I've never been close with guys IRL (I don't prolly don't even have one I can consider a friend except for a fudanshi classmate) so 'casual' touches like pats on the shoulder feel very weird to me. I can't even remember if my brother and I ever hugged in our entire lives!...Oh wait, there was that time. But he was in a very emotionally vulnerable place so it probably doesn't count.
On the other hand, I'm quite touchy-feely with a number of females. For example, my high school classmates and I would playfully poke each other in the stomach whenever we met or teased each other. (Thinking about it now, I feel like my pokes were more like jabs? I probably wasn't able to judge my strength plus I was the tallest...oh, dear. ) Since most of them were much shorter than me, I also often hugged them from behind and place my chin on the top of their heads when we're standing by and waiting for something.
My little sister claims to be touch-averse, so she hates it when I try to hug her. (I really miss that cute, smol kid who had to be pacified with cuddles when sulking a storm and would cling to me while sleeping.) That doesn't stop her from doing that girlfriend-hugging-boyfriend's-arm thing to me when we walk together tho.
My mother tho — she LOVES to pinch and stroke the fleshy inner part of my upper arms when she's watching something. That skinship I definitely do not like. There were quite a few times she wanted me to sit next to her and let her do that to her heart's content in exchange for a favor.

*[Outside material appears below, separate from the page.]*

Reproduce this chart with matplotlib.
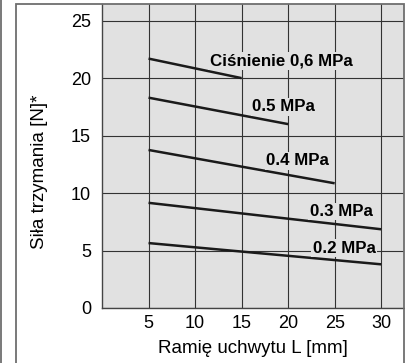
import numpy as np
import matplotlib.pyplot as plt
from matplotlib.lines import Line2D
from matplotlib.patches import Rectangle

plt.rcParams['font.family'] = ['Liberation Sans', 'DejaVu Sans']

# ramie uchwytu L [mm] -> sila trzymania [N]
L_06 = [5, 15]
F_06 = [21.7, 20.0]
L_05 = [5, 20]
F_05 = [18.3, 16.0]
L_04 = [5, 25]
F_04 = [13.75, 10.85]
L_03 = [5, 30]
F_03 = [9.15, 6.85]
L_02 = [5, 30]
F_02 = [5.65, 3.8]

labels = ['Ciśnienie 0,6 MPa', '0.5 MPa', '0.4 MPa', '0.3 MPa', '0.2 MPa']
label_pos = [(19.25, 21.5), (19.5, 17.5), (21.0, 12.8), (25.7, 8.4), (26.0, 5.2)]

x_ticks = [5, 10, 15, 20, 25, 30]
y_ticks = [0, 5, 10, 15, 20, 25]

W, H = 405, 363
fig = plt.figure(figsize=(W / 100, H / 100), dpi=100)

# outer frame
fig.add_artist(Rectangle((16 / W, -0.05), (404 - 16) / W, 1.05 - 4 / H,
                         transform=fig.transFigure, fill=False,
                         edgecolor='#6e6e6e', linewidth=1.3))
fig.add_artist(Line2D([1 / W, 1 / W], [0, 1], transform=fig.transFigure,
                      color='#6e6e6e', linewidth=1.3))

ax = fig.add_axes([102 / W, (H - 308) / H, (404 - 102) / W, (308 - 4) / H])
bg = '#e1e1e1'
ax.set_facecolor(bg)
ax.set_xlim(0, 32.45)
ax.set_ylim(0, 26.45)
ax.set_xticks(x_ticks)
ax.set_yticks(y_ticks)
ax.tick_params(length=0, labelsize=13)
ax.tick_params(axis='y', pad=8)
ax.tick_params(axis='x', pad=5)
ax.grid(True, color='#333333', linewidth=0.8)
ax.set_axisbelow(True)
for s in ['top', 'right']:
    ax.spines[s].set_visible(False)
for s in ['left', 'bottom']:
    ax.spines[s].set_color('#444444')
    ax.spines[s].set_linewidth(1.0)

for xs, ys in [(L_06, F_06), (L_05, F_05), (L_04, F_04), (L_03, F_03), (L_02, F_02)]:
    ax.plot(xs, ys, color='#1a1a1a', linewidth=1.8, solid_capstyle='butt')

for txt, (lx, ly) in zip(labels, label_pos):
    ax.text(lx, ly, txt, ha='center', va='center', fontsize=12.2, fontweight='bold',
            bbox=dict(facecolor=bg, edgecolor='none', pad=1.0))

ax.set_xlabel('Ramię uchwytu L [mm]', fontsize=13.5, labelpad=6)
fig.text(40 / W, 1 - 172 / H, 'Siła trzymania [N]*', rotation=90,
         ha='center', va='center', fontsize=13.5)

fig.savefig('out.png', dpi=100)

But out of them all, my best friend is the one who is not shy with touching at all. We hug a lot especially when meeting and saying goodbye, and we even hold hands when walking. As per her words: "It's not like you're an outsider" (i.e you're practically family) which always makes the dead, empty hole in my chest warm up a bit. Skinship doesn't feel weird at all when you've already shared clothes and showered together with the other person.